Does anyone really care anymore?
This year’s annual Jackie Robinson Day (April 15) held by Major League Baseball (MLB) has come and gone.
Unfortunately, as I sat last Saturday in a virtually all-White press box watching a game where players of both teams wore Robinson’s No. 42 on the 70th anniversary of his breaking baseball’s modern-day color barrier in 1947, just three African American players and two African American coaches were on the field. I barely saw any Black fans at the Minnesota Twins’ downtown ballpark.
Does anyone really care about Jackie Robinson anymore?
“It’s largely symbolic,” wrote Hall-of-Famer Dave Winfield last week on the MLB Players Association’s website about the day honoring Robinson, who’s also in the Hall of Fame.
Robert A. Qualls on his Tailor-Made Media simply points out that after “sports writers and talking heads have chimed in on the significance of Jackie Robinson…it’s back to business as usual tomorrow.”
In other words, any further discussion on the lack of diversity, the dwindling number of U.S.-born Black ball players (now less than seven percent), and even lower percentages in college, high school and youth baseball is typically tabled by mainstream media types until the next J.R. Day rolls around next spring.
“I would hope that people care [about Robinson], and people would come to understand the huge sacrifice that was made for myself and for any Black player or coach, or anybody in this [sport],” noted Twins first-year Batting Coach James Rowson. Standing outside the team’s locker room prior to last Saturday’s game, he added, “Jackie provided that opportunity for us to be able to walk into those clubhouses.”
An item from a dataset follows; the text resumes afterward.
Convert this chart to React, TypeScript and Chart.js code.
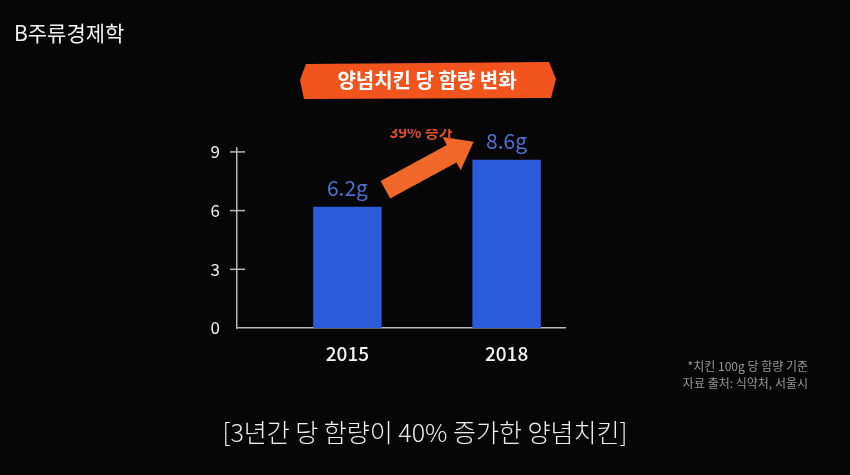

It’s harder to hit a 90-100 MPH fastball thrown to a baseball hitter than it is to dunk a basketball or run down a football field. Baseball also is a sport where success is seemingly measured negatively:
“If [hitting] .300 is success, [then] you’re not successful seven times out of 10,” noted Frank White. We talked in front of a newly installed Black baseball exhibit at the stadium’s Town Ball Tavern. “I think it’s important for people to walk through here and see that we had Black baseball players that were excellent.”
“Jackie Robinson wouldn’t be happy with where things are today,” said the St. Paul-born Winfield on the fact that there are more Latin-born players in the majors than American-born Blacks. “Baseball has always been the number-one game for me.”
J.R. Day has been in existence since former MLB commissioner Bud Selig announced in 1997 that forevermore each team will permanently retire Robinson’s number, only to be worn by players once each season on April 15 to honor the day Robinson first played in the majors.
So where were the Black fans last Saturday? You would think at least a good portion of the nearly 26,000 persons in attendance at the Minnesota-Chicago contest should have been Blacks. Where was the promotional build-up for this annual event?
Does anyone care about Jackie Robinson anymore?
“We need…to get people involved in the game,” said Rowson.
“I’d like to see more African Americans on the field, in front offices, and in managerial jobs,” stressed Winfield, echoing Robinson’s insistence in the years after he retired in 1956 and up until his death in 1972. “I’d like to see more substantive progress… I’d love to see numbers and percentages, more inclusion, more participation, more fans.”